Ayan-beyan ortaya çıktı, artık iyice anlaşıldı ki; gözlerini ihtiras bürümüş bir avuç mutlu azınlığı, ülkeyi yirmi yılı aşkın bir süreden beri yöneten doyumsuz ekibi doyurmak mümkün değildir.
Hırslarına ve ihtiraslarına asla bir sınır çizmeye razı olmayan bu yönetici takımı ve onlara bu yolda eşlik eden üst düzey bürokrasi kesimi, yediden yetmişe her biri, yedi sülalelerini üçer-beşer maaşlı işlere yerleştirdikleri halde, bir yandan da ihaleden ihaleye koşmaktan bir türlü vazgeçmiyorlar.
Artık iyice anlaşıldı ki, fakru zaruret içinde yaşamaya razı olup, en temel ihtiyaç maddelerine dahi kolay kolay ulaşamayan nice on milyonlar, sofralarındaki lokmalarına, zeytinlerine ve peynirlerine varana kadar her şeylerinden fedakârlık yaptıkları halde, söz konusu bu hırs ve ihtiras sahibi kitleyi doyurup tatmin etmeye asla muvaffak olamamıştır, bu gidişle de kesinlikle olamayacaktır.
Memleketin dört bir yanında, kadınlar ve çocuklar başta olmak üzere, iki büklüm çilekeş ve eli nasırlı insanlar, bağlarını-bahçelerini, tarlalarını-çayırlarını, üzüm salkımlarını ve zeytinliklerini, bu gözü dönmüş sözde yatırımcı çetelerin şerrinden korumak için gece-gündüz halen nöbetteler.
Söz konusu yönetici takımı ve onların bürokrasideki elleri-ayakları, gözleri-kulakları olan kadrolar, birbirlerine sürekli 'kaf dağından kar bağışlarcasına' kamu kaynaklarını, çeşitli kılıflar adı altında bağışlayıp duruyorlar.
İşin iç yüzüne vakıf olamayan geniş halk kitleleri de, yapılan yollara, köprülere, tünellere bakarak iktidarı daima alkışlıyorlar ve alkışlamayanları da en yakınları da olsa kınıyorlar.
Falan şehirle filan şehri birbirine bağlayan otoyol, bine yapılabilecek iken, hiç abartısız yüz bine yapılmış ve hazineden o şirkete otuz yıllığına hortumlar bağlanmış ve adeta devletin, dolayısıyla milletin hazinesi haraca bağlanmış.
Köprüler de böyle, tüneller de böyle havaalanları da ve hastaneler de böyle…

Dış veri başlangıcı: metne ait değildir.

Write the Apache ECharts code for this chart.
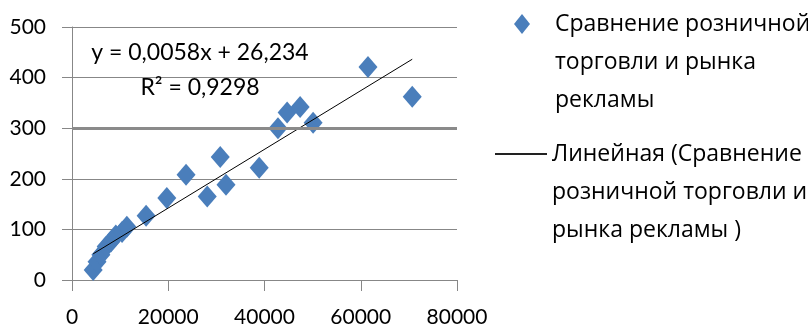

Şimdi Kurban Bayramı yaklaşıyor, kurban hisselerinin 10 bin TL'den başladığı söyleniyor, çünkü hem para pula dönüştü hem de üreticiye destek için verilmesi gereken paralar işte böyle tefecilere peşkeş çekildi ve bir avuç kıymanın fiyatı şimdilik 400 TL'ye dayandı.
Artık iyice anlaşıldı ki, bu yoksul milletin, bu çilekeş milletin bu hırs ve ihtiras sahibi kadroları doyurmaya da, sırtında taşımaya da asla güç ve takati kalmamıştır.
Dünya çapında şöhret sahibi olan tüm sosyologlar ve psikologların ittifakla söyledikleri gerçek şudur ki; gözlerini hırs ve ihtiras bürümüş bir kadroyu, bir kitleyi tatmin etmek için, gözlerini doyurmak için bütün dünya bir araya gelse asla bu işi başaramazlar.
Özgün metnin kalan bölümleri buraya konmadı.